Whelan, who previously conserved Washington’s War Tent, a crown jewel of the Museum of the American Revolution, worked alongside paintings conservator Steven Erisoty in a space at the armory. They removed the flag from its damaged display and conducted X-rays and spectrographic analysis on the centuries-old banner. Whelan inserted new dyed silk, which Erisoty painted to restore deterioration of the flag’s symbols.
Originally painted by Philadelphia artist James Claypoole, the flag’s imagery represents the solidarity of the 13 united states. In the center, below a Light Horse, are 13 knotted ribbons. A Native American, symbolizing North America, wears 13 feathers and carries a pole with a liberty cap. An angel blows a trumpet.
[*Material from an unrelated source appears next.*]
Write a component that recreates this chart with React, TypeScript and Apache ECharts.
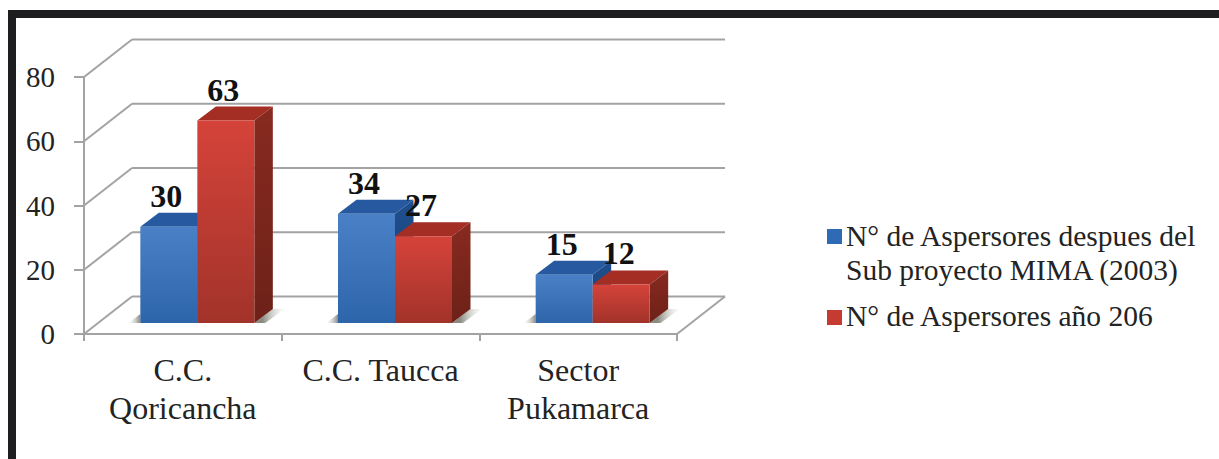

None of the original silk was disturbed, Whelan said.
“It shines,” Boylan said.
The restored flag has a new home, at least for a time. The saved standard serves as a centerpiece of the Museum of the American Revolution’s grand exhibit honoring America’s 250th birthday, Banners of Liberty. Featuring 16 original Continental Army and American militia flags — and one of the earliest examples of the Stars and Stripes known to exist — the exhibit represents the largest gathering of Revolutionary War banners since the war’s end in 1783. It runs through Aug. 10.
The First City Troop’s Flag stands out as the only flag in the exhibit that is still in the possession of its original unit from the war.
“It’s a witness to all of America’s history, but also all of Philadelphia’s history,” said James Taub, an associate curator at the museum.